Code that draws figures
********************

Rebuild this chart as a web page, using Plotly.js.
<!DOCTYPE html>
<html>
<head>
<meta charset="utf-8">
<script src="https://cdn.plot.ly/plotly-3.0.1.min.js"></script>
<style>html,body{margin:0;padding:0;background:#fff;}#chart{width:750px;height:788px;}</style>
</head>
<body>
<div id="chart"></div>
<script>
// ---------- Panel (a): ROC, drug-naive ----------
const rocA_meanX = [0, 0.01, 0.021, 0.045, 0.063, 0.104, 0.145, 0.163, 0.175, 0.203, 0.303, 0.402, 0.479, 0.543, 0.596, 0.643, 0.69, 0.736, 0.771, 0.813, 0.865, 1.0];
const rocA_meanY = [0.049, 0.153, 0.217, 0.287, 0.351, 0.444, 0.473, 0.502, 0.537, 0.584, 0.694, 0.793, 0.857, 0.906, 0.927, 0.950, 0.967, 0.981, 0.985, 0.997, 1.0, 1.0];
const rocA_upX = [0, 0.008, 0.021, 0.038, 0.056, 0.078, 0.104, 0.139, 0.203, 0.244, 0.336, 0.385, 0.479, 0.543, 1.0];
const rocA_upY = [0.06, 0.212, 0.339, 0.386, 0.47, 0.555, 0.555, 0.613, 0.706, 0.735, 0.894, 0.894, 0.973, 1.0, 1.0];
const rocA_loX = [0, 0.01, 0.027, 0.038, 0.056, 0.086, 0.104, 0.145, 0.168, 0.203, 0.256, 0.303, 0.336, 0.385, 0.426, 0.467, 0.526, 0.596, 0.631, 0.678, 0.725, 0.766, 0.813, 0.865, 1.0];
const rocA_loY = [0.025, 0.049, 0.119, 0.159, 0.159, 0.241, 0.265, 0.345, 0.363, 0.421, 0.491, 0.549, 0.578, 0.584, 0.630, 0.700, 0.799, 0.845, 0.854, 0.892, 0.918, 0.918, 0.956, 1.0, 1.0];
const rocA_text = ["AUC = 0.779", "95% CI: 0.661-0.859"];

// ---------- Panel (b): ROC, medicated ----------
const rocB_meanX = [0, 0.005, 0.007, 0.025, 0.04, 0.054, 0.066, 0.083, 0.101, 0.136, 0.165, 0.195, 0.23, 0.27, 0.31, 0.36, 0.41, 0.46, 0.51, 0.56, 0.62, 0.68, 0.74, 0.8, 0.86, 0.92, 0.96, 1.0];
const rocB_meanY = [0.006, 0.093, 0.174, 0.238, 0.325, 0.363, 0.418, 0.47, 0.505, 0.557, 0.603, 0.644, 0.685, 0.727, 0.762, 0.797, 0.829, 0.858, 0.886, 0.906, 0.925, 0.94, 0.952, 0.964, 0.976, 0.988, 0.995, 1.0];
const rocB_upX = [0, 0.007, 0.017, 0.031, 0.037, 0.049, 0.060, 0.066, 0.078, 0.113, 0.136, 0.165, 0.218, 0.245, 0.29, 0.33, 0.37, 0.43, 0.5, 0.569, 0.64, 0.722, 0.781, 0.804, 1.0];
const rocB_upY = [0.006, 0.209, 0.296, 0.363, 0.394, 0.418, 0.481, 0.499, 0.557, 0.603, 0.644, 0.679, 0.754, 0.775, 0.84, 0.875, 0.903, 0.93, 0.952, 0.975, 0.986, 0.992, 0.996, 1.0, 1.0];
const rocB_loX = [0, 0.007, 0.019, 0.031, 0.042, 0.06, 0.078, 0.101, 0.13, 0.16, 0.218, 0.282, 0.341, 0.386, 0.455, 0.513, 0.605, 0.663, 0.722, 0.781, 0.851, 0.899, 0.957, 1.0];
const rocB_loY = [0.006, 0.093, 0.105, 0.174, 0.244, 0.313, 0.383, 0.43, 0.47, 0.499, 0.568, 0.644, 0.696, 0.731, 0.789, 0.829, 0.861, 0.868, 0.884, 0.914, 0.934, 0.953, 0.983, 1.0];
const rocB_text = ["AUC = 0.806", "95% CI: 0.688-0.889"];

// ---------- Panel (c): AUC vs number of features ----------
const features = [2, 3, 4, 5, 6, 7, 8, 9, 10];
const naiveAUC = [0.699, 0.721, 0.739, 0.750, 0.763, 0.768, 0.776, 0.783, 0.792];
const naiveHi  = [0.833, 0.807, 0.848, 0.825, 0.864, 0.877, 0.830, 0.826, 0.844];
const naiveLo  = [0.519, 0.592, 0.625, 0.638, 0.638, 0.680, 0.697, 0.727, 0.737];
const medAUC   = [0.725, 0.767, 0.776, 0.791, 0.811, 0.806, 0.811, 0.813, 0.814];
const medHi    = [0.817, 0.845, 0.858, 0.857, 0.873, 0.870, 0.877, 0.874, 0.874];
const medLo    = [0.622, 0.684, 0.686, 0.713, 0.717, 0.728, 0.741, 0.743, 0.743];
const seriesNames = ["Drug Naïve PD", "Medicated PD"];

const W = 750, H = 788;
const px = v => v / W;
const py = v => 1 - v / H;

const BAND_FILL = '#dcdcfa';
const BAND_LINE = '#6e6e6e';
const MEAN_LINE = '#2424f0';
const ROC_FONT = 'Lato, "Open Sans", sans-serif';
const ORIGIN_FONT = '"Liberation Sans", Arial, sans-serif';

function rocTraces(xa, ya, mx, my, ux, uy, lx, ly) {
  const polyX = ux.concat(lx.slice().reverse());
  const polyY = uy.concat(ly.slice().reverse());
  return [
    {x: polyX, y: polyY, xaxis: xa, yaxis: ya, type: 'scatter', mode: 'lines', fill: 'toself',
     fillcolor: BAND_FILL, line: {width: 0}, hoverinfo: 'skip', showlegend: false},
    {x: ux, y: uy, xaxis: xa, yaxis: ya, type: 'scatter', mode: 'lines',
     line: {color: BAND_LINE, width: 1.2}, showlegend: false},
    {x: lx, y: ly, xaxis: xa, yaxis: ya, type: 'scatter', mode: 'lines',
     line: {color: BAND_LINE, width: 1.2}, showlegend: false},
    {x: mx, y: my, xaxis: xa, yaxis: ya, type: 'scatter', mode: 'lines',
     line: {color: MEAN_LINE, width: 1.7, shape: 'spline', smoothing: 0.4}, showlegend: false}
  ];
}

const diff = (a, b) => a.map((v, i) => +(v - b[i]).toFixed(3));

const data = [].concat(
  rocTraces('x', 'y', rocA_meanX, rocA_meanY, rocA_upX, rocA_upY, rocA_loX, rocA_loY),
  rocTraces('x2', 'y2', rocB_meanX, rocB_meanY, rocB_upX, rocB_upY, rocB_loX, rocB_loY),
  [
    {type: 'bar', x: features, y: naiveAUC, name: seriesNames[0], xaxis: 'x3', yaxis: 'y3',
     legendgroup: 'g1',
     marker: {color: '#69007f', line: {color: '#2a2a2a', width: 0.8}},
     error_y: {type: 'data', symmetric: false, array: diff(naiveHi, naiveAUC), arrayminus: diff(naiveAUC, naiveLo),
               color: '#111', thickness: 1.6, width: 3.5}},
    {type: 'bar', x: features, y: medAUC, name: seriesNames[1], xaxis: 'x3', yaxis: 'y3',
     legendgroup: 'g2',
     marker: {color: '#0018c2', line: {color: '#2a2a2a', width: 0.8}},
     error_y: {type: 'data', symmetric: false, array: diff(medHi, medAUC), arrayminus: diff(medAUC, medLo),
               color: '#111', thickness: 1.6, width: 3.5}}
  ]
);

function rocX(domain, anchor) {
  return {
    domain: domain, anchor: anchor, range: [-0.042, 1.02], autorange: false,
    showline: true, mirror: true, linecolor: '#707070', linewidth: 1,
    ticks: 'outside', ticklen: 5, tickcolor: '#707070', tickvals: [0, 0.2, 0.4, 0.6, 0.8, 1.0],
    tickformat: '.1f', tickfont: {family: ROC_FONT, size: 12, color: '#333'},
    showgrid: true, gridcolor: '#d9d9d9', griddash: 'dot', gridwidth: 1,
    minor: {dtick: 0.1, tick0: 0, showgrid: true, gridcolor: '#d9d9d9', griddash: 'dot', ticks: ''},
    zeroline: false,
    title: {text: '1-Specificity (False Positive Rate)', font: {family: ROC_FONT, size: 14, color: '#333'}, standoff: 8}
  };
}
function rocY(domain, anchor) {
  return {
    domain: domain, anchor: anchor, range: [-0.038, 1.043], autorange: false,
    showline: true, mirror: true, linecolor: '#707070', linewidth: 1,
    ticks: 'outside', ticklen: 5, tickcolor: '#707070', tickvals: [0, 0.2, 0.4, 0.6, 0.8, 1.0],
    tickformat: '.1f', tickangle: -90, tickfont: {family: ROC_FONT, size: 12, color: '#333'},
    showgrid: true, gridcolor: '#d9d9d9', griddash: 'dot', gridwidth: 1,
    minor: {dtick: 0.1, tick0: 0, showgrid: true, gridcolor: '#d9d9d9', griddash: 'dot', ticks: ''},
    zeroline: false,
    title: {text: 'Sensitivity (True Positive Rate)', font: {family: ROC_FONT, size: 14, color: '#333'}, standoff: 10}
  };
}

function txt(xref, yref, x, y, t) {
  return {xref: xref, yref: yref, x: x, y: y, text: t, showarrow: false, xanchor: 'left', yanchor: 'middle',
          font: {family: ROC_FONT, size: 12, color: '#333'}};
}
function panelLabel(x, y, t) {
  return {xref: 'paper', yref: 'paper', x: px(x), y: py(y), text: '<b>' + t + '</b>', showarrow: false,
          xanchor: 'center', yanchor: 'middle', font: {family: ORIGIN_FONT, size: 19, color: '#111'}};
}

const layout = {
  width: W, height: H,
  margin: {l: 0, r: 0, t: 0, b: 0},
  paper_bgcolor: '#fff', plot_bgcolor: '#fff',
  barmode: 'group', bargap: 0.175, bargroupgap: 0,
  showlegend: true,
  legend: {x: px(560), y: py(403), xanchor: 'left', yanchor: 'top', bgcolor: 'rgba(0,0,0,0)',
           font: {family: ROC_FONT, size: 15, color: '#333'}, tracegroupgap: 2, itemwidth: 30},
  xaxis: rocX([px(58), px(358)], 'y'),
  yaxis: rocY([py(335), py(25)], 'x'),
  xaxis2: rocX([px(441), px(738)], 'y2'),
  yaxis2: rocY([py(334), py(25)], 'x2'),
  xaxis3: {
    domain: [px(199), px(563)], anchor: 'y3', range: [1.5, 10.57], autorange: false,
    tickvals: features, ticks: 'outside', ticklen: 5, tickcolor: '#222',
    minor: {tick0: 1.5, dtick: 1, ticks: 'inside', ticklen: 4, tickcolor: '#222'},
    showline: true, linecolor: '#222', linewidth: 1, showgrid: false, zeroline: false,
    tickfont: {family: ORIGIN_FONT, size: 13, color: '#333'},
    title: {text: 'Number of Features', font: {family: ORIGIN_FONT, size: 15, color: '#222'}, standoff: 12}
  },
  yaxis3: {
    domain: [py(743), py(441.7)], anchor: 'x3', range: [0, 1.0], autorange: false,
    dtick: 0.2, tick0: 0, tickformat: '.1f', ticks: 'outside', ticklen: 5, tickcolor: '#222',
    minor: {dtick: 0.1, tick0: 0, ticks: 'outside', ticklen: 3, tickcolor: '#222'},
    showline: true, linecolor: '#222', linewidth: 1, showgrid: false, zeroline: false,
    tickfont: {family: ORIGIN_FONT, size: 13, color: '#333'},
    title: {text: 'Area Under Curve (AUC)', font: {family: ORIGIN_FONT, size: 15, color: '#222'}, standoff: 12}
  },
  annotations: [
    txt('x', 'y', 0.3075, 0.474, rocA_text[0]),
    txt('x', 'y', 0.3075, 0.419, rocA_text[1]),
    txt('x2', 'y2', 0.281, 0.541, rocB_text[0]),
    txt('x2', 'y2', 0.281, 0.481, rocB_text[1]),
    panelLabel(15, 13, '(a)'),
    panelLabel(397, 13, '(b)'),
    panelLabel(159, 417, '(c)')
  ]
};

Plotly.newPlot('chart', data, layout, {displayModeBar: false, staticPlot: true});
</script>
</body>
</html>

********************

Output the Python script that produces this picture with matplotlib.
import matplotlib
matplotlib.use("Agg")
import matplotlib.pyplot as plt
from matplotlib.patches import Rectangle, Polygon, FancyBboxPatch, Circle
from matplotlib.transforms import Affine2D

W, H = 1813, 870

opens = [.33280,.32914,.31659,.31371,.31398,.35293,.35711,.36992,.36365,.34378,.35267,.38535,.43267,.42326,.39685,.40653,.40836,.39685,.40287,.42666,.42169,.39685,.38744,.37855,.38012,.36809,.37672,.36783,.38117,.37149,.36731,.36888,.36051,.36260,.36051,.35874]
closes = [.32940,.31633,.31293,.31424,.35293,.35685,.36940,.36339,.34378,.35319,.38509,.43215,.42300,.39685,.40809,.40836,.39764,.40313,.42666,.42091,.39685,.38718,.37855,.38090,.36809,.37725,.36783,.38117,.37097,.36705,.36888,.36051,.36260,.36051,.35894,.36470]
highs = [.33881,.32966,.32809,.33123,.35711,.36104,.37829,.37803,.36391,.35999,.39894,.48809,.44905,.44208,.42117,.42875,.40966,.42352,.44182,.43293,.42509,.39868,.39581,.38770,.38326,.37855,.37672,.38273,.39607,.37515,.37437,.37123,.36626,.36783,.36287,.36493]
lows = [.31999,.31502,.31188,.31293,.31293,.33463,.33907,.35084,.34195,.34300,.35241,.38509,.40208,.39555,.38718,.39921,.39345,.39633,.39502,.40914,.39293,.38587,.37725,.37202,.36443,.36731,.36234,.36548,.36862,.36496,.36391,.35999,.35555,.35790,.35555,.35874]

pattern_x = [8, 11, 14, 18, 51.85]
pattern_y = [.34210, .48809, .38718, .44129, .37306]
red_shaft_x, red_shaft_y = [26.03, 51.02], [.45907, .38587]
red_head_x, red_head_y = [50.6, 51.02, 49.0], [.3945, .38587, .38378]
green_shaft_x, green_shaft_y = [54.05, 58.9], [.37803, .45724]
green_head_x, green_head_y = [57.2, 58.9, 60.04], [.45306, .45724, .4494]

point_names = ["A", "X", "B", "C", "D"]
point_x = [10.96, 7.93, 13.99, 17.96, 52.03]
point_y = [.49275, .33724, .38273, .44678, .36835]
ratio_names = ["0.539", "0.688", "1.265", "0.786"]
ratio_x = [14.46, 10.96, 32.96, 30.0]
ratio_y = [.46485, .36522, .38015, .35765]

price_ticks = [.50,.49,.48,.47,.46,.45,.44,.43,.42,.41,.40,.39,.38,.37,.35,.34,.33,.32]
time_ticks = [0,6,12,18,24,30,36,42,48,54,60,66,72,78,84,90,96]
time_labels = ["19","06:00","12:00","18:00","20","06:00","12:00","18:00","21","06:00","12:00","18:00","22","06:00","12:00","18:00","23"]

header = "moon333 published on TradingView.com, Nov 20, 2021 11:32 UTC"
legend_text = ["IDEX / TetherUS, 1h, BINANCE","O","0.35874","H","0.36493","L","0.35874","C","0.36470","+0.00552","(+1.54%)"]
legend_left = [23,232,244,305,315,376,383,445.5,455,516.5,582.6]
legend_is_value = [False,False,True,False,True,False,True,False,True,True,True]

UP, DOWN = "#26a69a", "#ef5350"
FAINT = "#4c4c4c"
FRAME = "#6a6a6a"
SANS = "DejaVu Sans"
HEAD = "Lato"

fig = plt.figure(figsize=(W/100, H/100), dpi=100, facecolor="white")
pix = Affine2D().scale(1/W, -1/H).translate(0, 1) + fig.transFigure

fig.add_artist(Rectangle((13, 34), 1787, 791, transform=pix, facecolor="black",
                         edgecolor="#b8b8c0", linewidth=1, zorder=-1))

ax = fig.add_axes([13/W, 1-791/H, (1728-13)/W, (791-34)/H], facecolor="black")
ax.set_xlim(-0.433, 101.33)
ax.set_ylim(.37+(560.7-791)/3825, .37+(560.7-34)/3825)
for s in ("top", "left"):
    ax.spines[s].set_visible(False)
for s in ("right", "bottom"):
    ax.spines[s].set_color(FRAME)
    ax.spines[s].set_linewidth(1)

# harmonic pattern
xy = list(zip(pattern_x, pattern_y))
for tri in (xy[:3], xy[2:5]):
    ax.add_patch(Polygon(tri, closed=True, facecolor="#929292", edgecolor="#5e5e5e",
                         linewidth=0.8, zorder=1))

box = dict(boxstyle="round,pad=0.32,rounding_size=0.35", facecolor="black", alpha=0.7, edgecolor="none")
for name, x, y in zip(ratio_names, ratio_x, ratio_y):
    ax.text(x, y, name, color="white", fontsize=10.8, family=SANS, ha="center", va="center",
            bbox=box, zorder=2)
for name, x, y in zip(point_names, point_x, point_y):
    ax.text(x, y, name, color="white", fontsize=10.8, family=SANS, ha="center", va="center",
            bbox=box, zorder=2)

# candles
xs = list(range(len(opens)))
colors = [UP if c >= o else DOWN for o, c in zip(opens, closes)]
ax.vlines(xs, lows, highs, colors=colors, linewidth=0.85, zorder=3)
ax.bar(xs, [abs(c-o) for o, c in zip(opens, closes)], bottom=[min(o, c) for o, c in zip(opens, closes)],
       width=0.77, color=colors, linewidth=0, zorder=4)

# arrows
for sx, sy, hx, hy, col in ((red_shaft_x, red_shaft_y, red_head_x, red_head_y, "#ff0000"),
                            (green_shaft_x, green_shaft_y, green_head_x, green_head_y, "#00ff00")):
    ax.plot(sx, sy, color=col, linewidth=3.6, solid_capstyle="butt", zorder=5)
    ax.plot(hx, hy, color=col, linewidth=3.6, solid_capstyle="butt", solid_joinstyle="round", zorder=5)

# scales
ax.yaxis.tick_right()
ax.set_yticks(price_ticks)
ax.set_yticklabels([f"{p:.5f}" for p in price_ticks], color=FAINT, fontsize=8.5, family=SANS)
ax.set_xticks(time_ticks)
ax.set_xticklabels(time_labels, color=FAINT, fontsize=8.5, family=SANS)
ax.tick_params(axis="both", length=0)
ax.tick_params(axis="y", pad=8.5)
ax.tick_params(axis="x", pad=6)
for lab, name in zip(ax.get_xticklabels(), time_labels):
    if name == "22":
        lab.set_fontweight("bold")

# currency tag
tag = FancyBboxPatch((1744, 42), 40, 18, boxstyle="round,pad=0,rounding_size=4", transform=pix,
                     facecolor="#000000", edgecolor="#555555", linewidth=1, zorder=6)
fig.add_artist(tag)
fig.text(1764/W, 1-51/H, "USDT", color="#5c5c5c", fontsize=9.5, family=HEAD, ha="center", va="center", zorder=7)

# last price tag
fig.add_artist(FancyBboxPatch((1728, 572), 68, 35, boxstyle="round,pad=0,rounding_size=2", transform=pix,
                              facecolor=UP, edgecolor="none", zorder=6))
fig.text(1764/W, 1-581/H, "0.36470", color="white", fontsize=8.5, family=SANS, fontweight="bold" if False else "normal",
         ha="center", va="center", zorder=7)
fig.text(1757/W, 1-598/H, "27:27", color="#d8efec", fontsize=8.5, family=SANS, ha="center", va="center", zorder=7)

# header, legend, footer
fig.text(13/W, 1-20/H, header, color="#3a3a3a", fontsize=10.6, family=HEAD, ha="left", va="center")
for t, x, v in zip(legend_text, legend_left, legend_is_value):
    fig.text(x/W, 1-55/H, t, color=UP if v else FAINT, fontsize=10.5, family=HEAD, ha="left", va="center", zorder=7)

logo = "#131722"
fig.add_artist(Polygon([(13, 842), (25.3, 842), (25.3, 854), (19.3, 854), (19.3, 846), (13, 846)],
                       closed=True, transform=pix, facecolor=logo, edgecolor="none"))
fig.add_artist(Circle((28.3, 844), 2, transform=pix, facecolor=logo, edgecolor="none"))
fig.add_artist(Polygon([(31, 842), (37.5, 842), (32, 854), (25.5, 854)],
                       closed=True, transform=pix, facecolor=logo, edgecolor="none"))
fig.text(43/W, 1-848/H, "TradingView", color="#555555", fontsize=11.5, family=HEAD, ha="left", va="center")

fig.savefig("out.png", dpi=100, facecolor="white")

********************

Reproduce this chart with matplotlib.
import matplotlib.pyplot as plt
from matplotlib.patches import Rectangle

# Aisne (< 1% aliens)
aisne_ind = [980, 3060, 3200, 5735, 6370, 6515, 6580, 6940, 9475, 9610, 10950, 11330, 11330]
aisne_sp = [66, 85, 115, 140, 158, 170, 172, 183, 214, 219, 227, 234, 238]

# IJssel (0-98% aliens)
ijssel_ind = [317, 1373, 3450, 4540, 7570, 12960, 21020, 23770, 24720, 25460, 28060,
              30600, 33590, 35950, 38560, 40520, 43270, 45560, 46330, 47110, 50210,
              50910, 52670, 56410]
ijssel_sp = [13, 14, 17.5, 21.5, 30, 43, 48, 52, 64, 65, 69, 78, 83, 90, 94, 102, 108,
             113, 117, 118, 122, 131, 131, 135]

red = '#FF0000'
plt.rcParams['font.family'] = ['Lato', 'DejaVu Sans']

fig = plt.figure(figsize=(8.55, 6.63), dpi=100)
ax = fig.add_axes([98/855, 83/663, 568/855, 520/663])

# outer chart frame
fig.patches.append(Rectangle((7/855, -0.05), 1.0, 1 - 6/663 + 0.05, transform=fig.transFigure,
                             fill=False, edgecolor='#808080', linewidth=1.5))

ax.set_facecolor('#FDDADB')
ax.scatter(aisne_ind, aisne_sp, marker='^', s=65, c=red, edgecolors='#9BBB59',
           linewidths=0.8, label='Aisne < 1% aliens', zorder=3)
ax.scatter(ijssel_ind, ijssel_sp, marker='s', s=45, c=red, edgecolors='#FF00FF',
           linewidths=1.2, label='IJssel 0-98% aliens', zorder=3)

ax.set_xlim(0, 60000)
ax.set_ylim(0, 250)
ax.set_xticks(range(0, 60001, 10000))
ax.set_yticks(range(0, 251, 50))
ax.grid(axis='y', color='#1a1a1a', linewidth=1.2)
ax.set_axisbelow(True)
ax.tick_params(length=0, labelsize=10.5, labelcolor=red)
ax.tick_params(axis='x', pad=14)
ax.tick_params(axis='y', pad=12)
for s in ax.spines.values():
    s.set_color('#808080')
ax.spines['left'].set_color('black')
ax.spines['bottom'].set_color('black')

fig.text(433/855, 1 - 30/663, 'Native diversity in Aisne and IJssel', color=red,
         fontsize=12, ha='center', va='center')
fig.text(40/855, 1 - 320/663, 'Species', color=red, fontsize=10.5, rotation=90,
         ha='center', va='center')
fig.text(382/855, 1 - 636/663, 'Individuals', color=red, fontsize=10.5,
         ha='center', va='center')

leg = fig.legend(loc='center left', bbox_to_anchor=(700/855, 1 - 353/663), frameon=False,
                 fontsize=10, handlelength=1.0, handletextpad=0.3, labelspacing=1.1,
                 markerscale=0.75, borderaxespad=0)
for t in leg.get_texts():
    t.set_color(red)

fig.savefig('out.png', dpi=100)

********************

» Written instruction
Repeat the entries above verbatim, but only from the line that has "Reproduce this chart with matplotlib." down to the line that has "ax.spines['bottom'].set_color('black')", inclusive.

» Output for this task
Reproduce this chart with matplotlib.
import matplotlib.pyplot as plt
from matplotlib.patches import Rectangle

# Aisne (< 1% aliens)
aisne_ind = [980, 3060, 3200, 5735, 6370, 6515, 6580, 6940, 9475, 9610, 10950, 11330, 11330]
aisne_sp = [66, 85, 115, 140, 158, 170, 172, 183, 214, 219, 227, 234, 238]

# IJssel (0-98% aliens)
ijssel_ind = [317, 1373, 3450, 4540, 7570, 12960, 21020, 23770, 24720, 25460, 28060,
              30600, 33590, 35950, 38560, 40520, 43270, 45560, 46330, 47110, 50210,
              50910, 52670, 56410]
ijssel_sp = [13, 14, 17.5, 21.5, 30, 43, 48, 52, 64, 65, 69, 78, 83, 90, 94, 102, 108,
             113, 117, 118, 122, 131, 131, 135]

red = '#FF0000'
plt.rcParams['font.family'] = ['Lato', 'DejaVu Sans']

fig = plt.figure(figsize=(8.55, 6.63), dpi=100)
ax = fig.add_axes([98/855, 83/663, 568/855, 520/663])

# outer chart frame
fig.patches.append(Rectangle((7/855, -0.05), 1.0, 1 - 6/663 + 0.05, transform=fig.transFigure,
                             fill=False, edgecolor='#808080', linewidth=1.5))

ax.set_facecolor('#FDDADB')
ax.scatter(aisne_ind, aisne_sp, marker='^', s=65, c=red, edgecolors='#9BBB59',
           linewidths=0.8, label='Aisne < 1% aliens', zorder=3)
ax.scatter(ijssel_ind, ijssel_sp, marker='s', s=45, c=red, edgecolors='#FF00FF',
           linewidths=1.2, label='IJssel 0-98% aliens', zorder=3)

ax.set_xlim(0, 60000)
ax.set_ylim(0, 250)
ax.set_xticks(range(0, 60001, 10000))
ax.set_yticks(range(0, 251, 50))
ax.grid(axis='y', color='#1a1a1a', linewidth=1.2)
ax.set_axisbelow(True)
ax.tick_params(length=0, labelsize=10.5, labelcolor=red)
ax.tick_params(axis='x', pad=14)
ax.tick_params(axis='y', pad=12)
for s in ax.spines.values():
    s.set_color('#808080')
ax.spines['left'].set_color('black')
ax.spines['bottom'].set_color('black')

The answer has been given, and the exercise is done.